Problem details – The material below should be written out in full and exactly; pictures stay out of the copy.

Source excerpt –
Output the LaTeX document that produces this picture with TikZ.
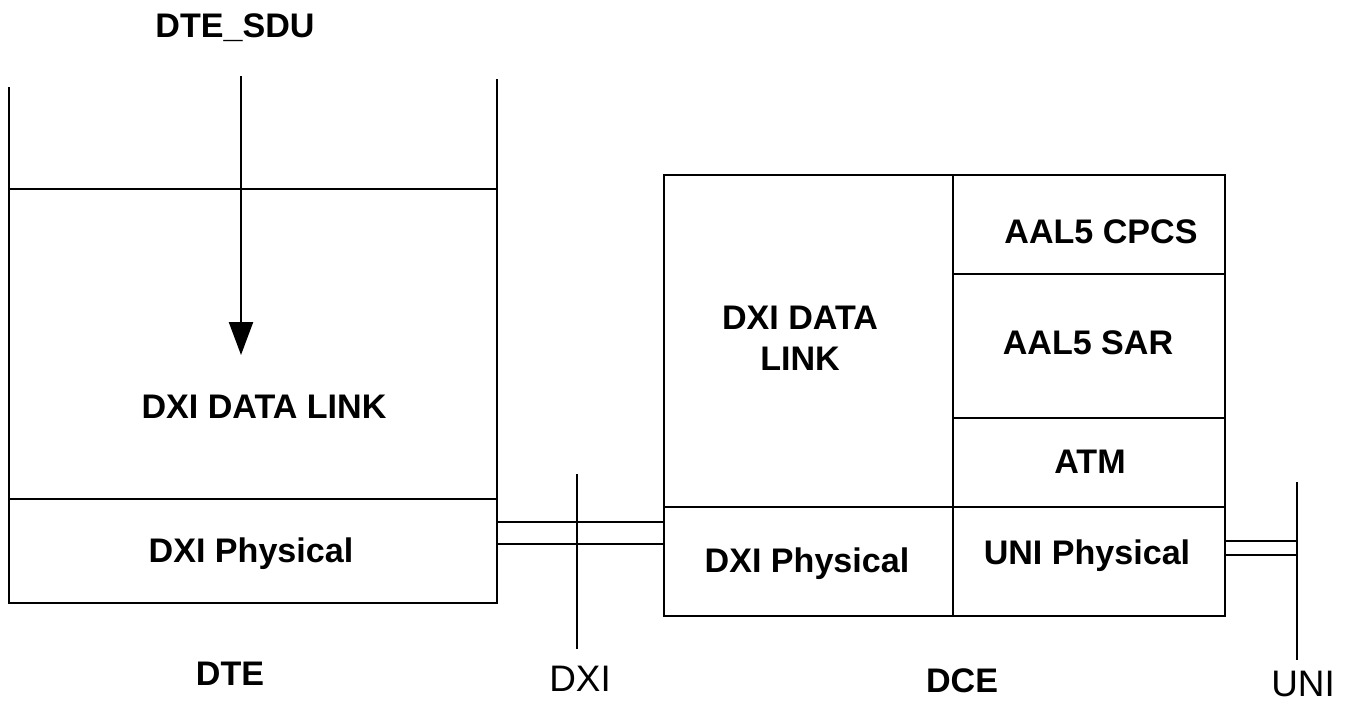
\documentclass[tikz,border=0pt]{standalone}
\usepackage{fontspec}
\setmainfont{Liberation Sans}
\usepackage{tikz}
\usetikzlibrary{arrows.meta,positioning}
\definecolor{dxiink}{HTML}{000000}

\begin{document}
\begin{tikzpicture}[x=0.02cm,y=-0.02cm,line cap=butt,line join=miter,
  font=\fontsize{19.4}{23.2}\selectfont\bfseries,text=dxiink,
  ln/.style={draw=dxiink,line width=1.3pt},
  lay/.style={align=center,inner sep=0pt,anchor=base},
  ifc/.style={font=\fontsize{21}{25}\selectfont,inner sep=0pt,anchor=base},
  arr/.style={ln,-{Triangle[length=6.6mm,width=4.8mm]}}]
\path[use as bounding box] (0,0) rectangle (1351,704);
\fill[white] (0,0) rectangle (1351,704);
% DTE stack, open at the top
\draw[ln] (9,87) -- (9,603) -- (497,603) -- (497,79);
\draw[ln] (9,189) -- (497,189);
\draw[ln] (9,499) -- (497,499);
\node[lay] (sdu) at (235,37) {DTE\_SDU};
\coordinate (sdutop) at (241,76);
\coordinate (sdutip) at (241,355);
\draw[arr] (sdutop) -- (sdutip);
\node[lay] (dtelink) at (264,418) {DXI DATA LINK};
\node[lay] (dtephy) at (251,562) {DXI Physical};
\node[lay] (dte) at (230,685) {DTE};
% DCE stack
\draw[ln] (664,175) rectangle (1225,616);
\draw[ln] (953,175) -- (953,616);
\draw[ln] (953,274) -- (1225,274);
\draw[ln] (953,418) -- (1225,418);
\draw[ln] (664,507) -- (1225,507);
\node[lay] (cpcs) at (1101,243) {AAL5 CPCS};
\node[lay] (sar) at (1088,354) {AAL5 SAR};
\node[lay] (atm) at (1090,473) {ATM};
\node[lay] (uniphy) at (1087,564) {UNI Physical};
\node[lay,anchor=center] (dcelink) at (800,338) {DXI DATA\\LINK};
\node[lay] (dcephy) at (807,572) {DXI Physical};
\node[lay] (dce) at (962,692) {DCE};
% interfaces
\draw[ln] (497,522) -- (664,522);
\draw[ln] (497,544) -- (664,544);
\draw[ln] (577,474) -- (577,649);
\node[ifc] (dxi) at (580,691) {DXI};
\draw[ln] (1225,541) -- (1297,541);
\draw[ln] (1225,555) -- (1297,555);
\draw[ln] (1297,482) -- (1297,660);
\node[ifc] (uni) at (1303,696) {UNI};
\end{tikzpicture}
\end{document}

The response –
Output the LaTeX document that produces this picture with TikZ.
\documentclass[tikz,border=0pt]{standalone}
\usepackage{fontspec}
\setmainfont{Liberation Sans}
\usepackage{tikz}
\usetikzlibrary{arrows.meta,positioning}
\definecolor{dxiink}{HTML}{000000}

\begin{document}
\begin{tikzpicture}[x=0.02cm,y=-0.02cm,line cap=butt,line join=miter,
  font=\fontsize{19.4}{23.2}\selectfont\bfseries,text=dxiink,
  ln/.style={draw=dxiink,line width=1.3pt},
  lay/.style={align=center,inner sep=0pt,anchor=base},
  ifc/.style={font=\fontsize{21}{25}\selectfont,inner sep=0pt,anchor=base},
  arr/.style={ln,-{Triangle[length=6.6mm,width=4.8mm]}}]
\path[use as bounding box] (0,0) rectangle (1351,704);
\fill[white] (0,0) rectangle (1351,704);
% DTE stack, open at the top
\draw[ln] (9,87) -- (9,603) -- (497,603) -- (497,79);
\draw[ln] (9,189) -- (497,189);
\draw[ln] (9,499) -- (497,499);
\node[lay] (sdu) at (235,37) {DTE\_SDU};
\coordinate (sdutop) at (241,76);
\coordinate (sdutip) at (241,355);
\draw[arr] (sdutop) -- (sdutip);
\node[lay] (dtelink) at (264,418) {DXI DATA LINK};
\node[lay] (dtephy) at (251,562) {DXI Physical};
\node[lay] (dte) at (230,685) {DTE};
% DCE stack
\draw[ln] (664,175) rectangle (1225,616);
\draw[ln] (953,175) -- (953,616);
\draw[ln] (953,274) -- (1225,274);
\draw[ln] (953,418) -- (1225,418);
\draw[ln] (664,507) -- (1225,507);
\node[lay] (cpcs) at (1101,243) {AAL5 CPCS};
\node[lay] (sar) at (1088,354) {AAL5 SAR};
\node[lay] (atm) at (1090,473) {ATM};
\node[lay] (uniphy) at (1087,564) {UNI Physical};
\node[lay,anchor=center] (dcelink) at (800,338) {DXI DATA\\LINK};
\node[lay] (dcephy) at (807,572) {DXI Physical};
\node[lay] (dce) at (962,692) {DCE};
% interfaces
\draw[ln] (497,522) -- (664,522);
\draw[ln] (497,544) -- (664,544);
\draw[ln] (577,474) -- (577,649);
\node[ifc] (dxi) at (580,691) {DXI};
\draw[ln] (1225,541) -- (1297,541);
\draw[ln] (1225,555) -- (1297,555);
\draw[ln] (1297,482) -- (1297,660);
\node[ifc] (uni) at (1303,696) {UNI};
\end{tikzpicture}
\end{document}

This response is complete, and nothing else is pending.